Expect endless economic idiocy in the commentary this week. We will be told that slow growth is the result of the “cuts”. Most will fail to remind us that public spending was up 5.3% last year (more than inflation), and is forecast to rise 3.8% this year (more than forecast inflation). Most will fail to remind us that so far this year public borrowing is as high as last year, at very high levels. How much more borrowing do these people think the UK public sector could get away with? Have they learnt nothing from Greece, Portugal and Ireland? Don’t they understand borrowing is just deferred taxation?

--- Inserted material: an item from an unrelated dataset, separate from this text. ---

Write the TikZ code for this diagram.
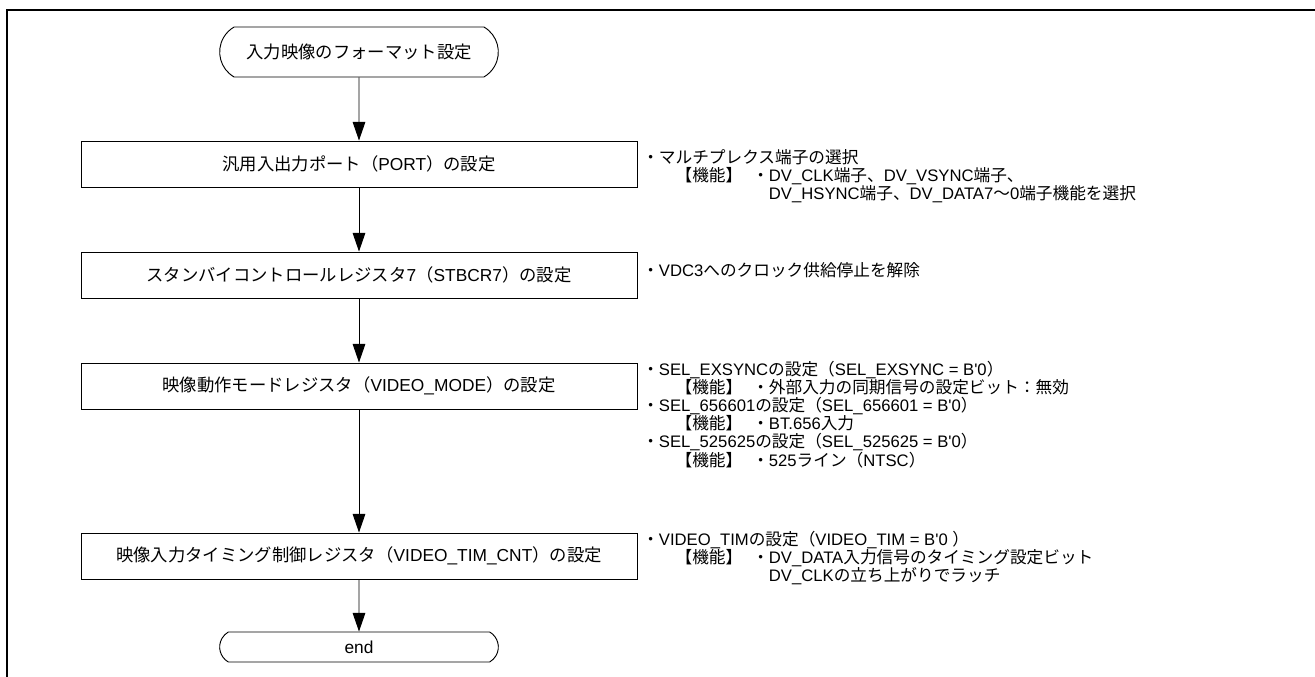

Slow growth is the result of weak banks, low rates of money and credit growth, high inflation and high taxes. If the public sector spends more, the private sector is made to spend less to pay for the public sector by tax rises. That squeezes consumers more , leading to further falls in real incomes.
As often reported on this site, the last year has been the tale of two sectors. The private sector has been squeezed to help pay for the public sector. Labour and Coalition tax increases have raised Income Tax, National Insurance, Oil taxes, bank taxes , CGT and VAT. The public sector so far overall has had extra spending power. Many commentators have muddled up which sector is being squeezed. The public sector has to live with much lower rates of cash spending growth in the second half of this Parliament, according to the plans. Most of the debates about “cuts” have been about future cuts. The rest is down to decisions about which areas get larger rises than average and which get falls to help pay for the increases elsewhere.
What could the government do to speed growth? As said here many times, mend the banks, cut tax rates on earning and enterprise to raise more revenue, deregulate, and invest (using private capital) in energy and transport improvements.